SUNS  4297 Thursday 8 October 1998


FINANCE: TOWARD GLOBALISATION WITH A HUMAN FACE

Washington, Oct 6 (IPS/Abid Aslam) -- The streets outside the annual meeting  of the World Bank and International Monetary Fund (IMF) turned  ugly Tuesday, with protestors against ''sado-monetarism'' yelling  obscenities at passing officials.

Leaders of the Bank, Fund, and the United States - primary  shareholder in both global institutions - used gentler prose in official talks, but their speeches appeared to strike at the heart  of the demonstrators' anger.

"An international market that fails to work for ordinary citizens will neither earn, nor deserve their confidence and support," said President Bill Clinton.

He warned of "a profound political challenge to the global economic order" and called on world financial leaders to "put a human face on the global economy."

World Bank President James Wolfensohn noted "growing sentiment that there is something wrong with a system in which even countries that have pursued strong economic policies over a period of years are betrayed by international financial markets, where workers within those countries will be thrown out of work, where their children's education will be interrupted, their hopes and dreams destroyed."

Even IMF Managing Director Michel Camdessus, regarded by colleagues and critics alike as chronically technocratic, declared, "Let us be clear: we are speaking not just of countries in crisis but of a system in crisis, a system not yet sufficiently adapted to the opportunities and risks of globalisation."
All three spoke emphatically of the need to respond decisively to the current crisis - and passionately of the longer-term need to ensure stability in world markets, growth in national economies, and opportunity in local communities.

"They're acknowledging that radical reform is needed," commented Angela Wood, economic policy analyst at the London-based Bretton Woods Project. "But they can't provide it."

To support her argument, Wood pointed to the rest of Camdessus' speech, which seemed to toe the orthodox line of blaming the crisis on the countries in crisis while urging countries to persist with
Fund-designed economic restructuring programmes, albeit with some technical modification.

"If we keep a steady nerve, if all countries pursue stability, structural adjustment, and orderly liberalisation of their economies, this crisis can be overcome," Camdessus told finance ministers and central bank governors at a hotel in Washington's affluent Woodley Park area.

Global crisis - exacerbated by Russia's woes, the moribund state of Japan's economy, and putrefaction in its banking system - was sparked by three factors, Camdessus argued.
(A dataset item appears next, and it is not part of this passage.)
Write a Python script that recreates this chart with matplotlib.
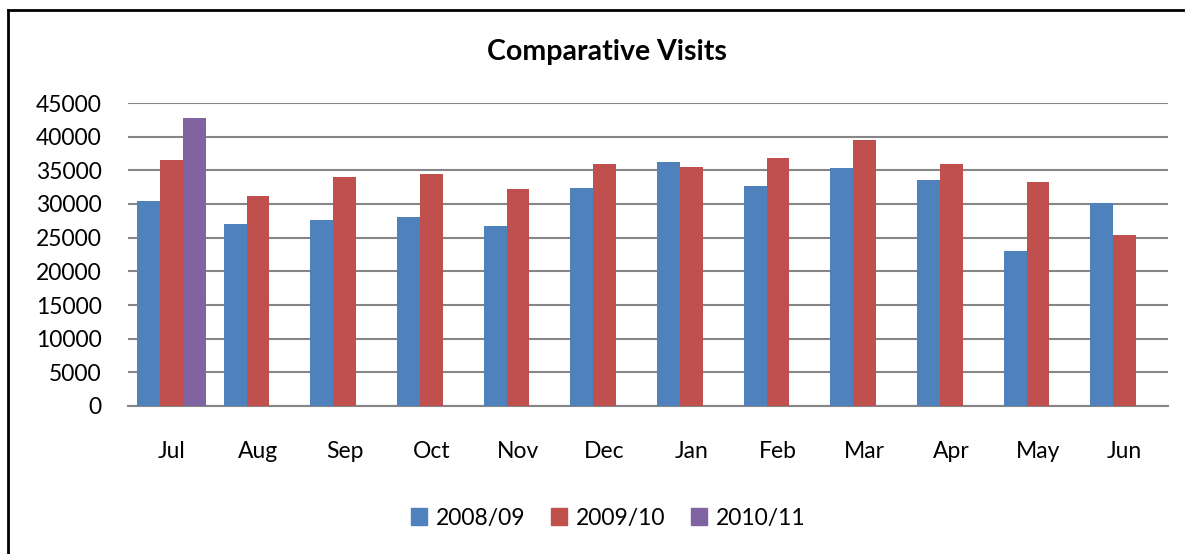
import numpy as np
import matplotlib.pyplot as plt
from matplotlib.patches import Patch
from matplotlib.lines import Line2D

plt.rcParams['font.family'] = ['Lato', 'DejaVu Sans']

months = ['Jul', 'Aug', 'Sep', 'Oct', 'Nov', 'Dec', 'Jan', 'Feb', 'Mar', 'Apr', 'May', 'Jun']
visits_0809 = [30400, 27050, 27650, 28100, 26750, 32350, 36300, 32650, 35350, 33550, 23050, 30150]
visits_0910 = [36600, 31200, 33950, 34450, 32200, 35950, 35450, 36850, 39450, 35950, 33200, 25350]
visits_1011 = [42700]

series = [('2008/09', visits_0809, '#4F81BD'),
          ('2009/10', visits_0910, '#C0504D'),
          ('2010/11', visits_1011, '#8064A2')]

fig = plt.figure(figsize=(11.85, 5.54), dpi=100)
ax = fig.add_axes([128 / 1185, 1 - 406 / 554, 1040 / 1185, 303 / 554])

x = np.arange(len(months))
w = 0.265
for i, (name, vals, col) in enumerate(series):
    ax.bar(x[:len(vals)] + (i - 1) * w, vals, width=w, color=col, label=name, zorder=3)

ax.set_xlim(-0.5, len(months) - 0.5)
ax.set_ylim(0, 45000)
ax.set_yticks(np.arange(0, 45001, 5000))
ax.set_xticks(x)
ax.set_xticklabels(months)
ax.tick_params(axis='both', length=0, labelsize=16.5)
ax.tick_params(axis='y', pad=19)
ax.tick_params(axis='x', pad=25)
ax.yaxis.grid(True, color='#868686', linewidth=1.5, zorder=0)
for s in ['top', 'right', 'left']:
    ax.spines[s].set_visible(False)
ax.spines['bottom'].set_color('#868686')
ax.spines['bottom'].set_linewidth(1.5)

fig.text(0.5118, 1 - 52 / 554, 'Comparative Visits', ha='center', va='center',
         fontsize=20.5, fontweight='bold')

handles = [Patch(color=c) for _, _, c in series]
fig.legend(handles, [n for n, _, _ in series], loc='center', bbox_to_anchor=(0.5135, 1 - 518 / 554),
           ncol=3, frameon=False, fontsize=16.5, handlelength=0.7, handleheight=0.7,
           handletextpad=0.4, columnspacing=1.1)

# chart border (only top and left visible in the original crop)
fig.add_artist(Line2D([8 / 1185, 8 / 1185], [0, 1 - 10 / 554], transform=fig.transFigure, color='black', lw=2))
fig.add_artist(Line2D([8 / 1185, 1], [1 - 10 / 554, 1 - 10 / 554], transform=fig.transFigure, color='black', lw=2))

fig.savefig('out.png', dpi=100)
These included large budget deficits, weak banking and financial systems, and "unduly close links"
among states, banks, and corporations.

"This approach of 'managed development' was simply out of tune with the demands of a globalised economy," Camdessus said.
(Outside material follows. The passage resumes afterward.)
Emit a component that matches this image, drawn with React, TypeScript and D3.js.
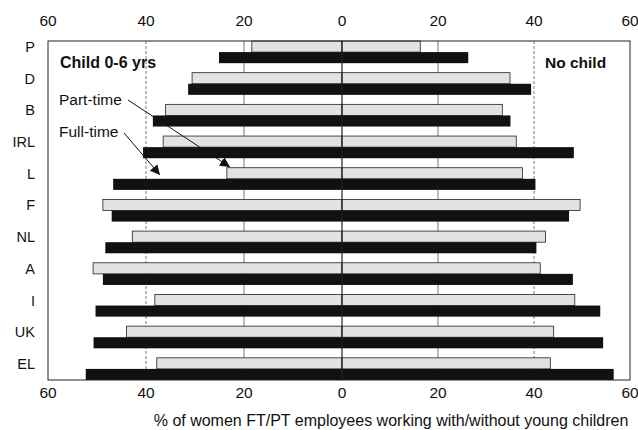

The IMF chief, walking a tightrope between sovereign states and private markets, sought to balance his recommendations. While calling openness in disclosure of financial data - demanded of governments by investors - "the golden rule", he also noted that "market participants must also
expect to offer greater transparency."

Echoing the IMF's policy-making 'Interim Committee', which met here Oct. 4, he underscored the need to minimise the risk of sudden capital flight as well as 'moral hazard', or the repetition of bad investment decisions by private investors let off the hook by publicly-financed international bailouts.

However, Camdessus rejected "outmoded patterns of controls" on capital and reminded governors that, last year in Hong Kong, they gave the IMF a mandate to rewrite its founding 'Articles of Agreement' so one of its basic purposes would be to push free capital markets.

Clinton voiced support for the IMF's "fundamental approach", repeating the oft-heard argument that "the international community cannot save any nation unwilling to reform its own economy. To do so would be to pour good money after bad. But when nations are willing to act responsibly and take strong steps, the international community must help them to do so."

Wolfensohn paid tribute to the IMF's work but shifted focus to "the other crisis" and called for a "new development framework". The priorities of such a scheme would not be revolutionary: good
governance, healthy tax systems, secure property rights, social programmes, sound infrastructure including rural roads, and environmental and cultural protections.

However, the Bank would find two countries in each of the world's regions and start, in the next couple of years, to let the government, civil society, and private sector in borrowing countries take the lead in setting priorities and plans for the Bank support. Progress in meeting these goals would reviewed annually in a process similar to the annual evaluation meetings held by the IMF with members' finance ministries.

Greater social participation in development planning was needed, Wolfensohn said, because "hubris should not allow us to think that we at the Bank or in the donor community can be the cartographers," charting a course to sustainable development.

Wolfensohn's proposals - mainly a synthesis of ideas already circulating in the development community - appeared to have been designed to reassert a distinct role for the World Bank after a year in which it had been pressured by the IMF and U.S. Treasury to provide crisis loans and, in effect, short-term budget relief to hard-hit countries.

That was the Fund's traditional job, Wolfensohn pointedly told reporters last week, and the Bank was not "a second-level IMF."

Such motives notwithstanding, Wolfensohn's comments amounted to a grand vision of "socialised globalisation" that the Bank now would pursue, a senior official told IPS.